The Malaysian government has slammed the move by the United States authorities to seize US$540 million (S$745 million) in assets allegedly stolen from state investor 1MDB.
It said the Department of Justice (DoJ) failed to seek cooperation from both the government and 1MDB's management over the matter.
Prime Minister Najib Razak's press secretary, Tengku Sarifuddin Tengku Ahmad, in a statement yesterday expressed concern over the "unnecessary and gratuitous" naming of certain matters and individuals that he claimed is tantamount to "domestic political manipulation and interference".
In its third civil lawsuit filing on Thursday, the DoJ said it has taken action to recover misappropriated assets from 1Malaysia Development Bhd (1MDB). These included a pink diamond necklace worth US$27.3 million allegedly bought for Datuk Seri Najib's wife Rosmah Mansor by businessman Low Taek Jho, who has said he was an unofficial adviser to 1MDB in its early years.
Tengku Sarifuddin said the public disclosure of the case "suggests a motivation that goes beyond the objective of seizing assets".
In an e-mailed statement issued through a representative, Mr Low said the DoJ's actions were "a further example of global overreach in pursuit of a deeply flawed case", Reuters reported yesterday.
"The US Department of Justice's latest move continues its inappropriate efforts to seize assets despite not having proven that any improprieties have occurred," Mr Low said, as quoted by the news agency.
The DoJ is alleging that more than US$4.5 billion was stolen from 1MDB, a sovereign fund set up by Mr Najib in 2009. "We simply will not allow the United States to be a place where corrupt individuals can expect to hide assets and lavishly spend money that should be used for the benefit of citizens of other nations," Mr Kenneth Blanco, Acting Assistant Attorney-General, said in a statement when announcing the latest lawsuit. The DoJ's move was its first in the 1MDB case under Mr Donald Trump's five- month-old administration.

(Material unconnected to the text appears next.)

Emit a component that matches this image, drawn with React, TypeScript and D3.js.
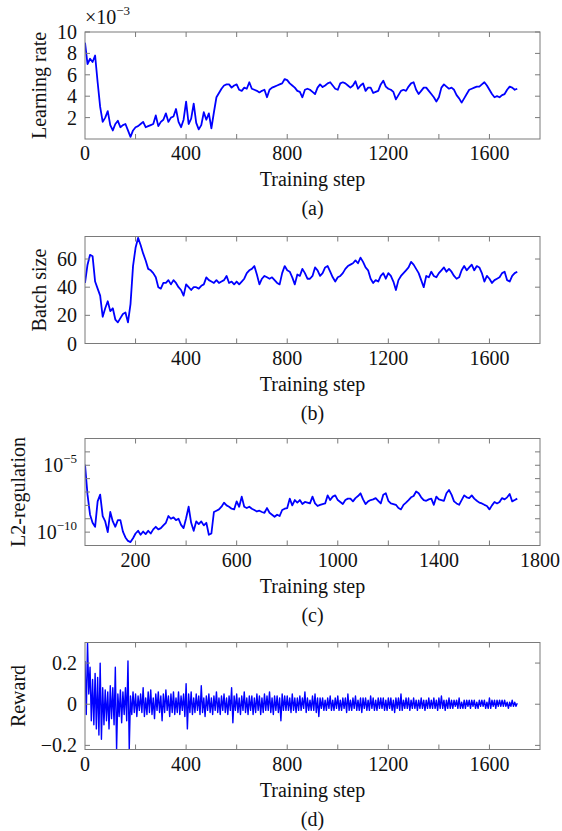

The scandal which blew up in 2015 saw Mr Najib sacking his former deputy Muhyiddin Yassin and the attorney-general. Critics see the investigations as having stalled in Malaysia, while the legal authorities in places including Switzerland, Luxembourg and Hong Kong are continuing with their probes.

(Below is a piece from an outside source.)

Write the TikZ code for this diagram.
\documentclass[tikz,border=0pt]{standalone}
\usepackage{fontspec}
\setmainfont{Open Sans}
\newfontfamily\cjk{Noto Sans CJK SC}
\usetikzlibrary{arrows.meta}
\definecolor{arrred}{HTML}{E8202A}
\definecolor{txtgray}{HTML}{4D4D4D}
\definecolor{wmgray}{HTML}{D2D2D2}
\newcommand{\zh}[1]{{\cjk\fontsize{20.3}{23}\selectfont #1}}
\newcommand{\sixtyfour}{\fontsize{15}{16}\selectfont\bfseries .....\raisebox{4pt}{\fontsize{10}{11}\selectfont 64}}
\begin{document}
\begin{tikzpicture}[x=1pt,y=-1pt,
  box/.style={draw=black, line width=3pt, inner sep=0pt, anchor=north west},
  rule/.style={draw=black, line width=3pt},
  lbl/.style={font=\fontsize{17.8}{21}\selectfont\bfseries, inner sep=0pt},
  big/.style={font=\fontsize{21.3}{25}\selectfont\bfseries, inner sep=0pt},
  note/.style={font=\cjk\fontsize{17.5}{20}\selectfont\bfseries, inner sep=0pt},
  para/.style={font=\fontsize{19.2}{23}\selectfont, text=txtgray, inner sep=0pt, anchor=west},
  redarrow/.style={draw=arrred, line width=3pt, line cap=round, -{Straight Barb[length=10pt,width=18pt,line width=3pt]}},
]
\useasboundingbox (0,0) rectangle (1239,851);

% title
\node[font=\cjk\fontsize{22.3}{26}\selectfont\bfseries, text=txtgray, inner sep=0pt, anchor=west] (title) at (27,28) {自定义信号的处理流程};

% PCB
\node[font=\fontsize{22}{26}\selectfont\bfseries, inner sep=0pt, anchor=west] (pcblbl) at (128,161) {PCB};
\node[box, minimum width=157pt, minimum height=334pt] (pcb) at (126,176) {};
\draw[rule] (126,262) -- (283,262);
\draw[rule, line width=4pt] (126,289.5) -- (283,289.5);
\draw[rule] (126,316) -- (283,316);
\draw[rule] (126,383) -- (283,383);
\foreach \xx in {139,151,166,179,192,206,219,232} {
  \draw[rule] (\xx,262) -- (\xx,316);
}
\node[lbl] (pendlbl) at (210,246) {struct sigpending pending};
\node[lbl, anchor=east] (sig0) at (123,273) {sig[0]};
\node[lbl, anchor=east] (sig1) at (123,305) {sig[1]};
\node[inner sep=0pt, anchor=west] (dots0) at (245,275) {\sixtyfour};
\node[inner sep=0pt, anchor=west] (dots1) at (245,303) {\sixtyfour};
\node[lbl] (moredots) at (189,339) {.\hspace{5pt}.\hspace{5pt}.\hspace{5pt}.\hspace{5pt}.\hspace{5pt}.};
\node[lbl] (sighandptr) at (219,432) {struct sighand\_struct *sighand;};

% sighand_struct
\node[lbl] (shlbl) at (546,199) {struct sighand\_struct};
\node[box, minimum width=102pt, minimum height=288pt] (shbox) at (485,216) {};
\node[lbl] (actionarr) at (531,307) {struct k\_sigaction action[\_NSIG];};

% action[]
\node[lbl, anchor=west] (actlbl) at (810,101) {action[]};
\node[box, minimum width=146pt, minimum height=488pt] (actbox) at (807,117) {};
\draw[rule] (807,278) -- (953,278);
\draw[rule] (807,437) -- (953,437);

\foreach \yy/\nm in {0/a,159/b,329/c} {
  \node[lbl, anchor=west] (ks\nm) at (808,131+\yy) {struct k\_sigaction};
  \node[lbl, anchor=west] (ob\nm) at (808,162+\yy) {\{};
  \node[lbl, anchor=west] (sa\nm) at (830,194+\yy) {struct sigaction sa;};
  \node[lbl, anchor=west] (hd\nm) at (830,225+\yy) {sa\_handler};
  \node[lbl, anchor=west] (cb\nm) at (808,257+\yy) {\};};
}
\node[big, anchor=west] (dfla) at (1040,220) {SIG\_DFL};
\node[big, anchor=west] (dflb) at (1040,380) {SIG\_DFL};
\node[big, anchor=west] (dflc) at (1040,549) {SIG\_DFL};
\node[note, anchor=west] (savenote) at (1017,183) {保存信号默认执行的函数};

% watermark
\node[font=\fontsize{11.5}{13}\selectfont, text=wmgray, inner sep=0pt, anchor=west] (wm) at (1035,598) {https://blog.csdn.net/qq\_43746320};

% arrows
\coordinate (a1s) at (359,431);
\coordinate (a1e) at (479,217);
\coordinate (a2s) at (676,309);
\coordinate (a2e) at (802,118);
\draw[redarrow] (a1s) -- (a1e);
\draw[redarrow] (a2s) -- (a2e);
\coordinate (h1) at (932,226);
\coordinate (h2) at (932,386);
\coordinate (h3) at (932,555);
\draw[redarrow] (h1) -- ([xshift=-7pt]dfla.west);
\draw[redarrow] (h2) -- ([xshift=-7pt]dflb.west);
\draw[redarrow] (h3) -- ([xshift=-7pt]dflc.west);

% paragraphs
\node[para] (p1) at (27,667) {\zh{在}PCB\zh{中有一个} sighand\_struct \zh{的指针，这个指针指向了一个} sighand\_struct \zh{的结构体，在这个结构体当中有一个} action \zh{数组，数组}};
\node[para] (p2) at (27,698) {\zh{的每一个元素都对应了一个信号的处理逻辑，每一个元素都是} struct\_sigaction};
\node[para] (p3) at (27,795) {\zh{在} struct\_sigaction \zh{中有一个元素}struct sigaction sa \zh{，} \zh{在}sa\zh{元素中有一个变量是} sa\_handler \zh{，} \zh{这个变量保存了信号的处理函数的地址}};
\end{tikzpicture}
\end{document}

Opposition veteran Lim Kit Siang has urged Mr Najib to resolve the "bigger" 1MDB scandal with the level of conviction he had shown in dealing with the financial crisis engulfing Felda Global Ventures, a plantation company linked closely to the Premier's Malay voter base.
In Singapore, where some of the 1MDB funds were believed to have flowed out from Malaysia, four bankers have been jailed for fraud related to the affair and two Swiss- based banks were shut down.
Malaysia's Attorney-General Mohamed Apandi Ali yesterday called the latest filing a "repeat" of last year's suit. He said there is no evidence of misappropriation of 1MDB funds, nor has there been any criminal charge against any individual.
1MDB in its statement noted that the civil lawsuit does not contain any appendices with documentary proof or witness statements to support the allegations.
Amid talk of a general election soon, political analyst Asrul Hadi Abdullah Sani said: "The allegations in the filing are quite damning but will the opposition be able to... capitalise on this? I think not."